Les « bons » handicapés… et les autres

Je voudrais partager ici un moment d’émotion collectif que nous avons vécu durant le 27ème festival de communication que Deauville, à travers une de ces « speed vision » que j’évoquais dans un post précédent.

Ce moment, nous le devons à Anne Buisson, directrice générale adjointe de l’AFA (association François Aupetit), une association qui regroupe des patients atteints de la maladie de Crohn et de rectocolite hémorragique. D’abord parce qu’Anne Buisson a rappelé quelques évidences qu’il serait bon de garder à l’esprit lorsqu’on s’intéresse au rôle que peuvent jouer les malades et leurs représentants dans la prise en charge de leurs pathologies.

Celle-ci par exemple : « nous avons été, nous sommes ou nous serons tous patients un jour ». Celle-là également, que les médecins feraient bien d’intégrer une bonne fois pour toutes : « Si l’on veut que le patient soit autonome, il faut accepter le risque qu’il ne fasse pas ce qu’on lui demande ». A bon entendeur…

Mais surtout, Anne Buisson a raconté l’histoire de Bertille et cette histoire illustre parfaitement (et malheureusement) ce que peut vivre un handicapé au jour le jour.

Bertille a 27 ans. Elle est atteinte d’une rectocolite hémorragique, une affection qui lui pourrit le quotidien : une sorte de « gastro puissance 10 » permanente, entrainant douleurs abdominales insupportables, épuisement et aller/retour aux toilettes jusqu’à 15 fois par jour. Une affection qui limite voire empêche toute vie sociale, professionnelle ou même affective « normale ».

Bertille a donc droit, à juste titre, à une carte d’invalidité. Un jour, elle s’arrête en voiture sur une place réservée aux handicapés. Arrive un passant qui, la voyant sortir de son véhicule, lui reproche de se garer indûment à cet endroit-là. Agressif, véhément, il lui balance quelque chose du genre « vous devriez avoir honte ».

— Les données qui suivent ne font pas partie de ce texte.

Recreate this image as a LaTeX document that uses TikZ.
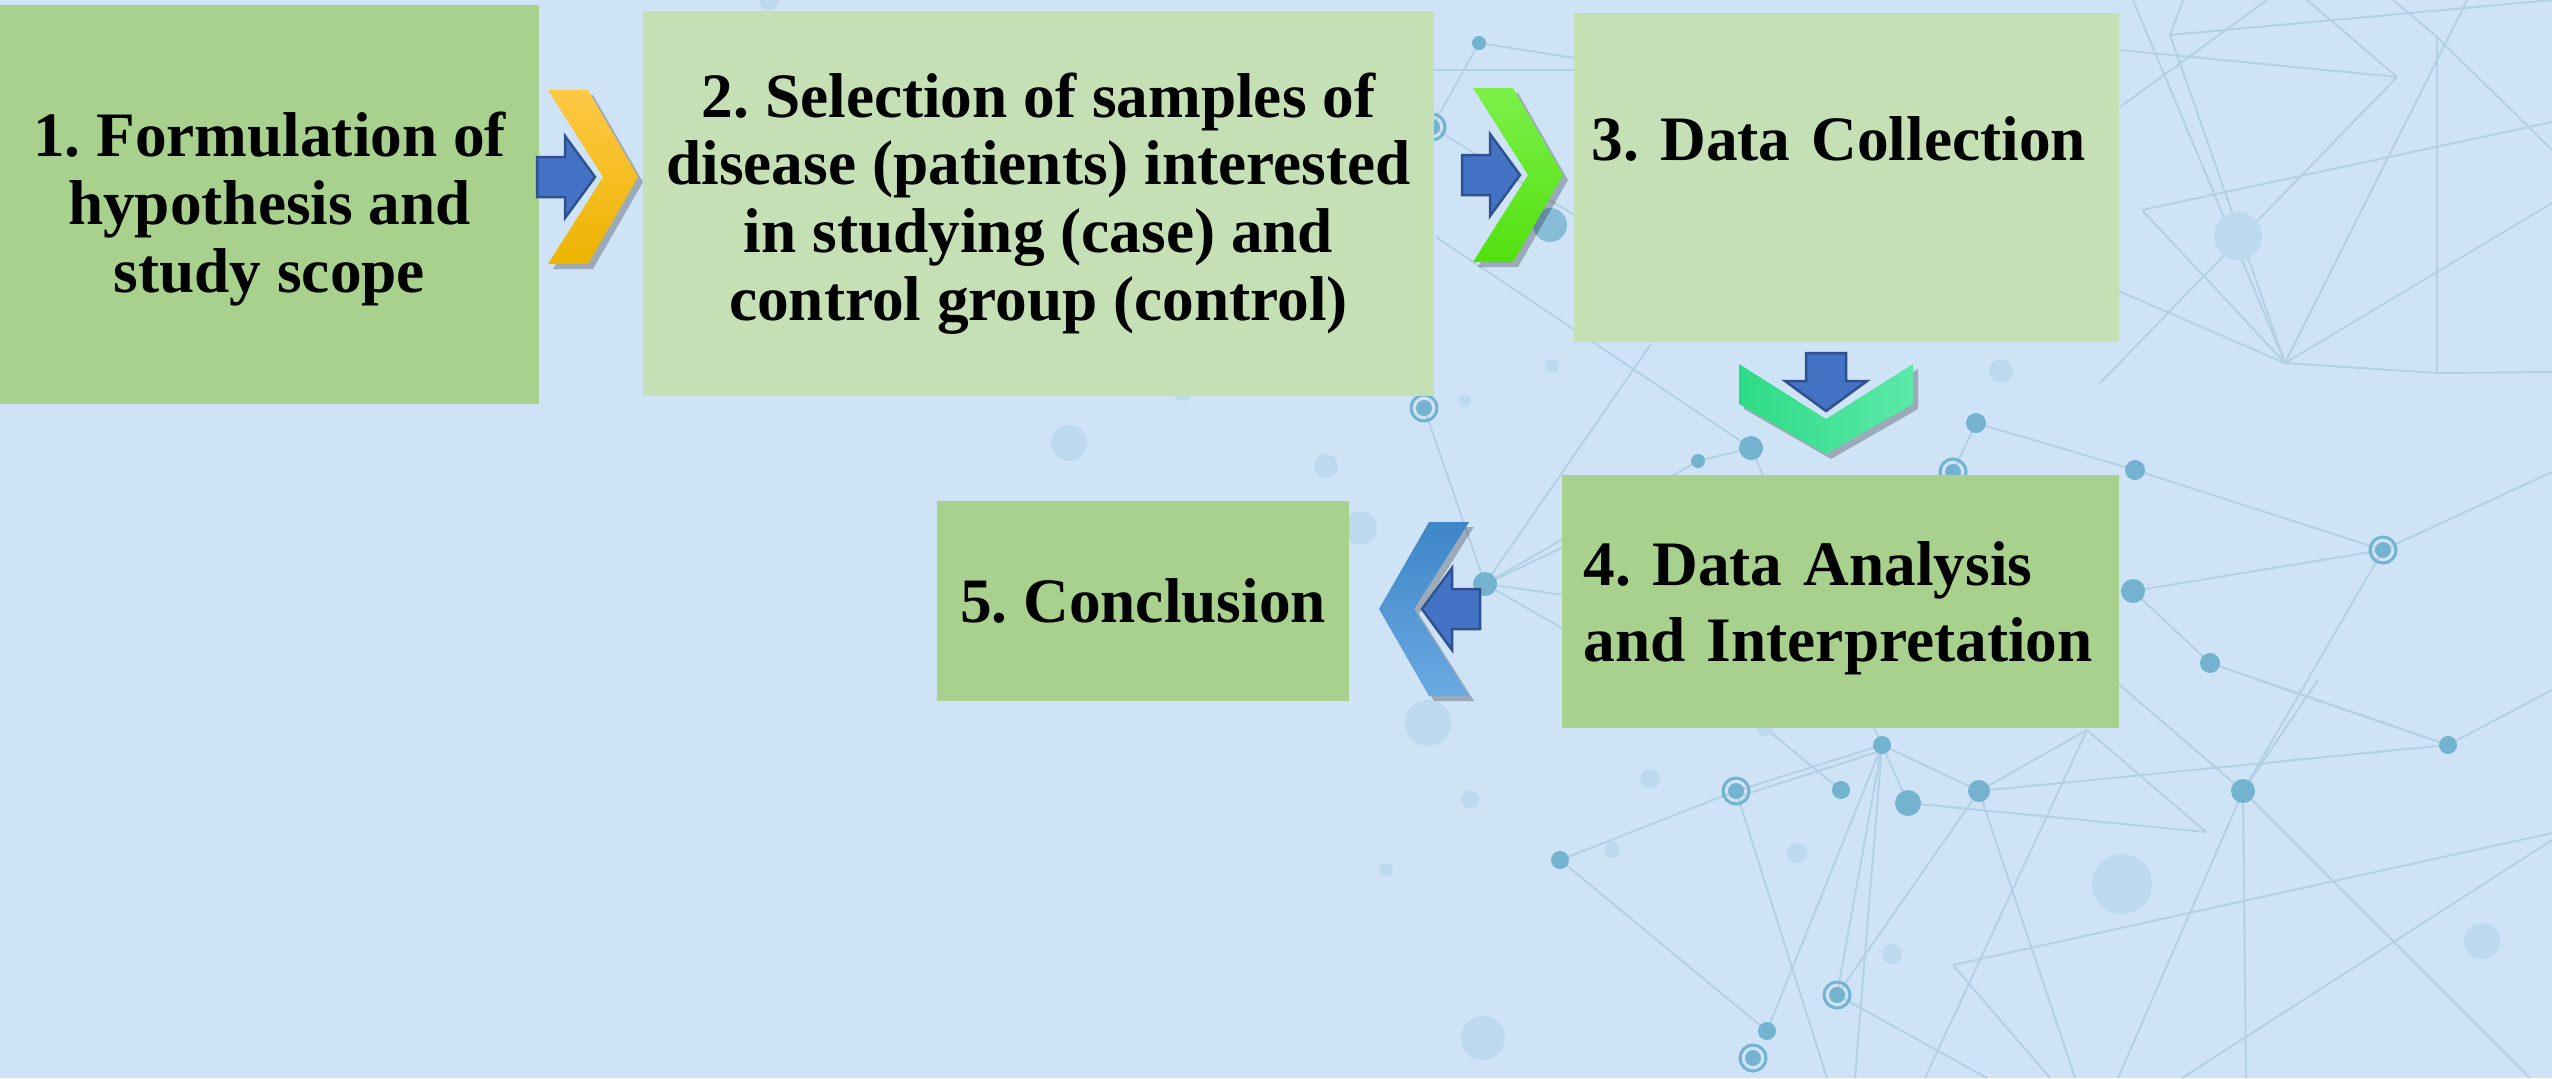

De fait, Bertille souffre d’un handicap que ne se voit pas, qui ne se devine pas. Devrait-elle avoir honte ? Sûrement pas. Mais Bertille n’a pas envie de s’expliquer, de se justifier, de raconter son histoire personnelle. Alors, pour donner le change, Bertille se met à boiter bas. Histoire d’avoir la paix. Histoire d’être considérée comme une « vraie » handicapée – ce qu’elle est. Et tant pis si elle en éprouve de la honte. Non pas celle d’avoir triché, d’avoir abusé, mais celle de mentir pour ne pas passer pour une menteuse. La honte, manifeste et insupportable, d’être malade mais de ne même pas pouvoir le dire.